*Directions*:
Images should be left out, and everything else in the listing reproduced exactly.

*Data section*:
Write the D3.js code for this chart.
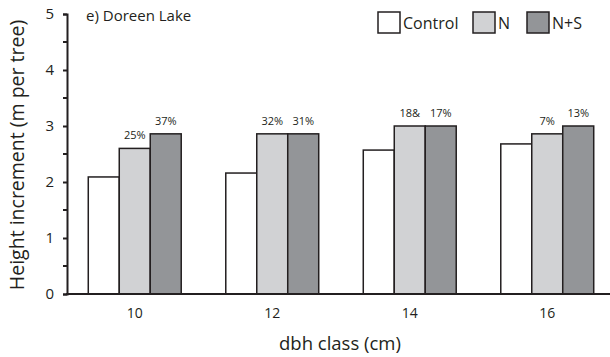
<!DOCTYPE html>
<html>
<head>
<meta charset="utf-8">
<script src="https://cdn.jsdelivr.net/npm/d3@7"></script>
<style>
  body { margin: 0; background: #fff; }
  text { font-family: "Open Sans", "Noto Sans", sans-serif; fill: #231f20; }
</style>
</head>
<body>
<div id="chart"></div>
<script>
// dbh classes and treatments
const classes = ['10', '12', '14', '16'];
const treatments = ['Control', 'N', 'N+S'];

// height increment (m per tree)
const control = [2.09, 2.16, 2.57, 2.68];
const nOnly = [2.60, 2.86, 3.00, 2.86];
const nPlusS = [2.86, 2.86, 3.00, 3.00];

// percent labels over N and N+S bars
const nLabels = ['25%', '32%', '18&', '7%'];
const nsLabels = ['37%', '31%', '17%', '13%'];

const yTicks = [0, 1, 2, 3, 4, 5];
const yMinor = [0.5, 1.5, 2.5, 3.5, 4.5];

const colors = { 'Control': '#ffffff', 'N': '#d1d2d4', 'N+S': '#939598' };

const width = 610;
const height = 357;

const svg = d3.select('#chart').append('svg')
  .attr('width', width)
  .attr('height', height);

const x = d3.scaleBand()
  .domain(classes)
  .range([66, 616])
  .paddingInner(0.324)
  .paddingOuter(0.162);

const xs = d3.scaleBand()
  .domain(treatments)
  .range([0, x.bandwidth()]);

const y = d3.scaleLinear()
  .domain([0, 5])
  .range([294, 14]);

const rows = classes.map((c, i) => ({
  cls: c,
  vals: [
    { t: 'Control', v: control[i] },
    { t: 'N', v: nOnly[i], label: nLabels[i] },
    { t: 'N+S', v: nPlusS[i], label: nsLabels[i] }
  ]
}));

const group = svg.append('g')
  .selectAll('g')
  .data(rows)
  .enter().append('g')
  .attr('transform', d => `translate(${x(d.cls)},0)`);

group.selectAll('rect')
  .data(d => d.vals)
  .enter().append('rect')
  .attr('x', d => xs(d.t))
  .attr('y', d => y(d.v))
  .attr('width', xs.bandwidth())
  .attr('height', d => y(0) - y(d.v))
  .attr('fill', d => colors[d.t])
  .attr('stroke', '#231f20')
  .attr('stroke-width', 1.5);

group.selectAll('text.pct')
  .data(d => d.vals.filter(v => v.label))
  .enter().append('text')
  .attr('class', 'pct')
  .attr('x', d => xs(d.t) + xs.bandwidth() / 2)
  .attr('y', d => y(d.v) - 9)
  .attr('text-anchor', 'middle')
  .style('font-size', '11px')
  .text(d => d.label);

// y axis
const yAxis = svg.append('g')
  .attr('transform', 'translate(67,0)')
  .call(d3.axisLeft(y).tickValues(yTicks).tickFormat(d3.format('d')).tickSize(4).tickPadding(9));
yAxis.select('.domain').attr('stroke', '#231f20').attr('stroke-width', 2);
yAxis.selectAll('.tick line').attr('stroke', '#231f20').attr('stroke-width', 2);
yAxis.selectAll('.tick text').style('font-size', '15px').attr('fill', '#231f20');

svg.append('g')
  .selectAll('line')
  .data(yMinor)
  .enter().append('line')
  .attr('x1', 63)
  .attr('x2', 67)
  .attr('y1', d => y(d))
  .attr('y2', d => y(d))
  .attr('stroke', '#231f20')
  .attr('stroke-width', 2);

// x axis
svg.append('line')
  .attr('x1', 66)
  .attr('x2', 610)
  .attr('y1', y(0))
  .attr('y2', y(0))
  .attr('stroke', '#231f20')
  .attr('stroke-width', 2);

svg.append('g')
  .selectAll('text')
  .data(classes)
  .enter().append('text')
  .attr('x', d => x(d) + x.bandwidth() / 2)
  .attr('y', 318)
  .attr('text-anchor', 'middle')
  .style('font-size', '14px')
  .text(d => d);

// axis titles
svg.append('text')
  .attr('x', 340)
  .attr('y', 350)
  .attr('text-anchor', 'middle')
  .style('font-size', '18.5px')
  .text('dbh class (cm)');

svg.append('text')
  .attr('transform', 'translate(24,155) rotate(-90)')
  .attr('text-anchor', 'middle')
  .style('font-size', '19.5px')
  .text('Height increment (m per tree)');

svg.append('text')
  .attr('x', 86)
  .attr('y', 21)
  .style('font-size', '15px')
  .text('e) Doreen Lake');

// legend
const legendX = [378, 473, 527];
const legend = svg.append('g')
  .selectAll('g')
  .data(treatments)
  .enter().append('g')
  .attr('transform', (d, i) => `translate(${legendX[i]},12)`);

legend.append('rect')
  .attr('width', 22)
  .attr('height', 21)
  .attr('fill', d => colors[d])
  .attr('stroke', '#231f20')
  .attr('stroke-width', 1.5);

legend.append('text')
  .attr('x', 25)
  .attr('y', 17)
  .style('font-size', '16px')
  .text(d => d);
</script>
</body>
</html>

*Solved exercise*:
Write the D3.js code for this chart.
<!DOCTYPE html>
<html>
<head>
<meta charset="utf-8">
<script src="https://cdn.jsdelivr.net/npm/d3@7"></script>
<style>
  body { margin: 0; background: #fff; }
  text { font-family: "Open Sans", "Noto Sans", sans-serif; fill: #231f20; }
</style>
</head>
<body>
<div id="chart"></div>
<script>
// dbh classes and treatments
const classes = ['10', '12', '14', '16'];
const treatments = ['Control', 'N', 'N+S'];

// height increment (m per tree)
const control = [2.09, 2.16, 2.57, 2.68];
const nOnly = [2.60, 2.86, 3.00, 2.86];
const nPlusS = [2.86, 2.86, 3.00, 3.00];

// percent labels over N and N+S bars
const nLabels = ['25%', '32%', '18&', '7%'];
const nsLabels = ['37%', '31%', '17%', '13%'];

const yTicks = [0, 1, 2, 3, 4, 5];
const yMinor = [0.5, 1.5, 2.5, 3.5, 4.5];

const colors = { 'Control': '#ffffff', 'N': '#d1d2d4', 'N+S': '#939598' };

const width = 610;
const height = 357;

const svg = d3.select('#chart').append('svg')
  .attr('width', width)
  .attr('height', height);

const x = d3.scaleBand()
  .domain(classes)
  .range([66, 616])
  .paddingInner(0.324)
  .paddingOuter(0.162);

const xs = d3.scaleBand()
  .domain(treatments)
  .range([0, x.bandwidth()]);

const y = d3.scaleLinear()
  .domain([0, 5])
  .range([294, 14]);

const rows = classes.map((c, i) => ({
  cls: c,
  vals: [
    { t: 'Control', v: control[i] },
    { t: 'N', v: nOnly[i], label: nLabels[i] },
    { t: 'N+S', v: nPlusS[i], label: nsLabels[i] }
  ]
}));

const group = svg.append('g')
  .selectAll('g')
  .data(rows)
  .enter().append('g')
  .attr('transform', d => `translate(${x(d.cls)},0)`);

group.selectAll('rect')
  .data(d => d.vals)
  .enter().append('rect')
  .attr('x', d => xs(d.t))
  .attr('y', d => y(d.v))
  .attr('width', xs.bandwidth())
  .attr('height', d => y(0) - y(d.v))
  .attr('fill', d => colors[d.t])
  .attr('stroke', '#231f20')
  .attr('stroke-width', 1.5);

group.selectAll('text.pct')
  .data(d => d.vals.filter(v => v.label))
  .enter().append('text')
  .attr('class', 'pct')
  .attr('x', d => xs(d.t) + xs.bandwidth() / 2)
  .attr('y', d => y(d.v) - 9)
  .attr('text-anchor', 'middle')
  .style('font-size', '11px')
  .text(d => d.label);

// y axis
const yAxis = svg.append('g')
  .attr('transform', 'translate(67,0)')
  .call(d3.axisLeft(y).tickValues(yTicks).tickFormat(d3.format('d')).tickSize(4).tickPadding(9));
yAxis.select('.domain').attr('stroke', '#231f20').attr('stroke-width', 2);
yAxis.selectAll('.tick line').attr('stroke', '#231f20').attr('stroke-width', 2);
yAxis.selectAll('.tick text').style('font-size', '15px').attr('fill', '#231f20');

svg.append('g')
  .selectAll('line')
  .data(yMinor)
  .enter().append('line')
  .attr('x1', 63)
  .attr('x2', 67)
  .attr('y1', d => y(d))
  .attr('y2', d => y(d))
  .attr('stroke', '#231f20')
  .attr('stroke-width', 2);

// x axis
svg.append('line')
  .attr('x1', 66)
  .attr('x2', 610)
  .attr('y1', y(0))
  .attr('y2', y(0))
  .attr('stroke', '#231f20')
  .attr('stroke-width', 2);

svg.append('g')
  .selectAll('text')
  .data(classes)
  .enter().append('text')
  .attr('x', d => x(d) + x.bandwidth() / 2)
  .attr('y', 318)
  .attr('text-anchor', 'middle')
  .style('font-size', '14px')
  .text(d => d);

// axis titles
svg.append('text')
  .attr('x', 340)
  .attr('y', 350)
  .attr('text-anchor', 'middle')
  .style('font-size', '18.5px')
  .text('dbh class (cm)');

svg.append('text')
  .attr('transform', 'translate(24,155) rotate(-90)')
  .attr('text-anchor', 'middle')
  .style('font-size', '19.5px')
  .text('Height increment (m per tree)');

svg.append('text')
  .attr('x', 86)
  .attr('y', 21)
  .style('font-size', '15px')
  .text('e) Doreen Lake');

// legend
const legendX = [378, 473, 527];
const legend = svg.append('g')
  .selectAll('g')
  .data(treatments)
  .enter().append('g')
  .attr('transform', (d, i) => `translate(${legendX[i]},12)`);

legend.append('rect')
  .attr('width', 22)
  .attr('height', 21)
  .attr('fill', d => colors[d])
  .attr('stroke', '#231f20')
  .attr('stroke-width', 1.5);

legend.append('text')
  .attr('x', 25)
  .attr('y', 17)
  .style('font-size', '16px')
  .text(d => d);
</script>
</body>
</html>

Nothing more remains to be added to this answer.